## BEGIN
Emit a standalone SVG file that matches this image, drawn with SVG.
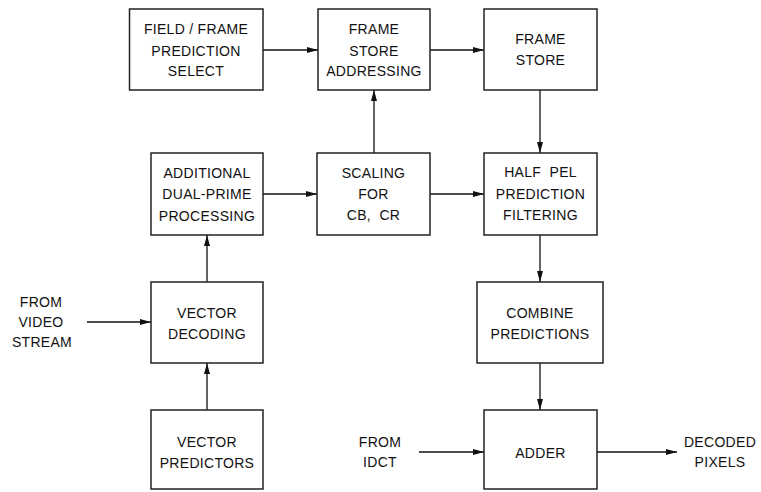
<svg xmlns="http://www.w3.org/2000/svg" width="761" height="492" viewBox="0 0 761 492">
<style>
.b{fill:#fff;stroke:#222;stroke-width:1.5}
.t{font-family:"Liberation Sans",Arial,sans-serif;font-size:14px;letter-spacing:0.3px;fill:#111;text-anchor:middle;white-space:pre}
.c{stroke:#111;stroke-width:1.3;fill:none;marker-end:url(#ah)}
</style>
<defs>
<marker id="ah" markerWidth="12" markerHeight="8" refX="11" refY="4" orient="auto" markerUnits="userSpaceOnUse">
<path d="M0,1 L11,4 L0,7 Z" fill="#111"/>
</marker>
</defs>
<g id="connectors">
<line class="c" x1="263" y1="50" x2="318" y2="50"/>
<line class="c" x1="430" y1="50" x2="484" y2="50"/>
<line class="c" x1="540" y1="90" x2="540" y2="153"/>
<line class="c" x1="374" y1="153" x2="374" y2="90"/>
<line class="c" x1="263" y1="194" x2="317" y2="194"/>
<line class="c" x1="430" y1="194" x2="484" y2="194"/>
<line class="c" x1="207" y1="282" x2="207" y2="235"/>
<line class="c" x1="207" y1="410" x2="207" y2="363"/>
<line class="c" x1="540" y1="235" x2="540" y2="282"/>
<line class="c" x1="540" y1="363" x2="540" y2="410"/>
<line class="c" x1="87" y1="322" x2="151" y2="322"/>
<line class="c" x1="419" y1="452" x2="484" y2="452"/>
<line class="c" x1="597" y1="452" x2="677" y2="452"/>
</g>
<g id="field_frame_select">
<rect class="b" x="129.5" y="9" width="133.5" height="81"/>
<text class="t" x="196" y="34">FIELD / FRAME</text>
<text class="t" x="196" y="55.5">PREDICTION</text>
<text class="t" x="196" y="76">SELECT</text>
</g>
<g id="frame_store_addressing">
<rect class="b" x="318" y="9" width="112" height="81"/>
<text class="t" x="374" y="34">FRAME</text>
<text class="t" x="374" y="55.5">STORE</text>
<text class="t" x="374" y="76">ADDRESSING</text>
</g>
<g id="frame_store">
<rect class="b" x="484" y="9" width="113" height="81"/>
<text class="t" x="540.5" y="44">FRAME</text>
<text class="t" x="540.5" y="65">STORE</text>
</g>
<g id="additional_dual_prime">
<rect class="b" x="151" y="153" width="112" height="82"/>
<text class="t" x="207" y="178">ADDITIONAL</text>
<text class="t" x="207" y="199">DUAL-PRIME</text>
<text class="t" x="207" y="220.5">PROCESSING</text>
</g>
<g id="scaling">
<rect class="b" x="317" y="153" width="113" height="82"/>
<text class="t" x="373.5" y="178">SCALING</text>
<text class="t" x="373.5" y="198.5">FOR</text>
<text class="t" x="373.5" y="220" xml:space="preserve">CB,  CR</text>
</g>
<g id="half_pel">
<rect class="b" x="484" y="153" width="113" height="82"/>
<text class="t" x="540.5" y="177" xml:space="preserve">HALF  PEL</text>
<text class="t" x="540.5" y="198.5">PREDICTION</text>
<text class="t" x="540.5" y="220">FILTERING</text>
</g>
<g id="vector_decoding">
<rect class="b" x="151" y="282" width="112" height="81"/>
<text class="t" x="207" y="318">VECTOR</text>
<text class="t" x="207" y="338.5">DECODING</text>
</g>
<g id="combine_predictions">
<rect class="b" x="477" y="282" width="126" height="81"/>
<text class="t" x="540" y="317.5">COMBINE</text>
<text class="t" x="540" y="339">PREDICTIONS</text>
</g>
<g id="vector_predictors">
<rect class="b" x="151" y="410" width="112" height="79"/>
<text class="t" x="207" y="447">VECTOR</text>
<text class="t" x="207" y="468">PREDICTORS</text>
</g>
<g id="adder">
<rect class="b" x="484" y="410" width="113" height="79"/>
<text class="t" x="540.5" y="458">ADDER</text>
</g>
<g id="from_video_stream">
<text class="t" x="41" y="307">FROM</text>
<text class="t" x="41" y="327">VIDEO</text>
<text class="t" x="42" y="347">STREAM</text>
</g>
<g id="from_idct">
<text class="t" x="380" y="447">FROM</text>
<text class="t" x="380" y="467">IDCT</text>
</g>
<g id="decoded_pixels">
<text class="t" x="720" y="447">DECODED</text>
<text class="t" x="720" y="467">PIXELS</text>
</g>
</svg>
## END
Each line of the data should be quoted exactly, with pictures left out.

**The solution**
Emit a standalone SVG file that matches this image, drawn with SVG.
<svg xmlns="http://www.w3.org/2000/svg" width="761" height="492" viewBox="0 0 761 492">
<style>
.b{fill:#fff;stroke:#222;stroke-width:1.5}
.t{font-family:"Liberation Sans",Arial,sans-serif;font-size:14px;letter-spacing:0.3px;fill:#111;text-anchor:middle;white-space:pre}
.c{stroke:#111;stroke-width:1.3;fill:none;marker-end:url(#ah)}
</style>
<defs>
<marker id="ah" markerWidth="12" markerHeight="8" refX="11" refY="4" orient="auto" markerUnits="userSpaceOnUse">
<path d="M0,1 L11,4 L0,7 Z" fill="#111"/>
</marker>
</defs>
<g id="connectors">
<line class="c" x1="263" y1="50" x2="318" y2="50"/>
<line class="c" x1="430" y1="50" x2="484" y2="50"/>
<line class="c" x1="540" y1="90" x2="540" y2="153"/>
<line class="c" x1="374" y1="153" x2="374" y2="90"/>
<line class="c" x1="263" y1="194" x2="317" y2="194"/>
<line class="c" x1="430" y1="194" x2="484" y2="194"/>
<line class="c" x1="207" y1="282" x2="207" y2="235"/>
<line class="c" x1="207" y1="410" x2="207" y2="363"/>
<line class="c" x1="540" y1="235" x2="540" y2="282"/>
<line class="c" x1="540" y1="363" x2="540" y2="410"/>
<line class="c" x1="87" y1="322" x2="151" y2="322"/>
<line class="c" x1="419" y1="452" x2="484" y2="452"/>
<line class="c" x1="597" y1="452" x2="677" y2="452"/>
</g>
<g id="field_frame_select">
<rect class="b" x="129.5" y="9" width="133.5" height="81"/>
<text class="t" x="196" y="34">FIELD / FRAME</text>
<text class="t" x="196" y="55.5">PREDICTION</text>
<text class="t" x="196" y="76">SELECT</text>
</g>
<g id="frame_store_addressing">
<rect class="b" x="318" y="9" width="112" height="81"/>
<text class="t" x="374" y="34">FRAME</text>
<text class="t" x="374" y="55.5">STORE</text>
<text class="t" x="374" y="76">ADDRESSING</text>
</g>
<g id="frame_store">
<rect class="b" x="484" y="9" width="113" height="81"/>
<text class="t" x="540.5" y="44">FRAME</text>
<text class="t" x="540.5" y="65">STORE</text>
</g>
<g id="additional_dual_prime">
<rect class="b" x="151" y="153" width="112" height="82"/>
<text class="t" x="207" y="178">ADDITIONAL</text>
<text class="t" x="207" y="199">DUAL-PRIME</text>
<text class="t" x="207" y="220.5">PROCESSING</text>
</g>
<g id="scaling">
<rect class="b" x="317" y="153" width="113" height="82"/>
<text class="t" x="373.5" y="178">SCALING</text>
<text class="t" x="373.5" y="198.5">FOR</text>
<text class="t" x="373.5" y="220" xml:space="preserve">CB,  CR</text>
</g>
<g id="half_pel">
<rect class="b" x="484" y="153" width="113" height="82"/>
<text class="t" x="540.5" y="177" xml:space="preserve">HALF  PEL</text>
<text class="t" x="540.5" y="198.5">PREDICTION</text>
<text class="t" x="540.5" y="220">FILTERING</text>
</g>
<g id="vector_decoding">
<rect class="b" x="151" y="282" width="112" height="81"/>
<text class="t" x="207" y="318">VECTOR</text>
<text class="t" x="207" y="338.5">DECODING</text>
</g>
<g id="combine_predictions">
<rect class="b" x="477" y="282" width="126" height="81"/>
<text class="t" x="540" y="317.5">COMBINE</text>
<text class="t" x="540" y="339">PREDICTIONS</text>
</g>
<g id="vector_predictors">
<rect class="b" x="151" y="410" width="112" height="79"/>
<text class="t" x="207" y="447">VECTOR</text>
<text class="t" x="207" y="468">PREDICTORS</text>
</g>
<g id="adder">
<rect class="b" x="484" y="410" width="113" height="79"/>
<text class="t" x="540.5" y="458">ADDER</text>
</g>
<g id="from_video_stream">
<text class="t" x="41" y="307">FROM</text>
<text class="t" x="41" y="327">VIDEO</text>
<text class="t" x="42" y="347">STREAM</text>
</g>
<g id="from_idct">
<text class="t" x="380" y="447">FROM</text>
<text class="t" x="380" y="467">IDCT</text>
</g>
<g id="decoded_pixels">
<text class="t" x="720" y="447">DECODED</text>
<text class="t" x="720" y="467">PIXELS</text>
</g>
</svg>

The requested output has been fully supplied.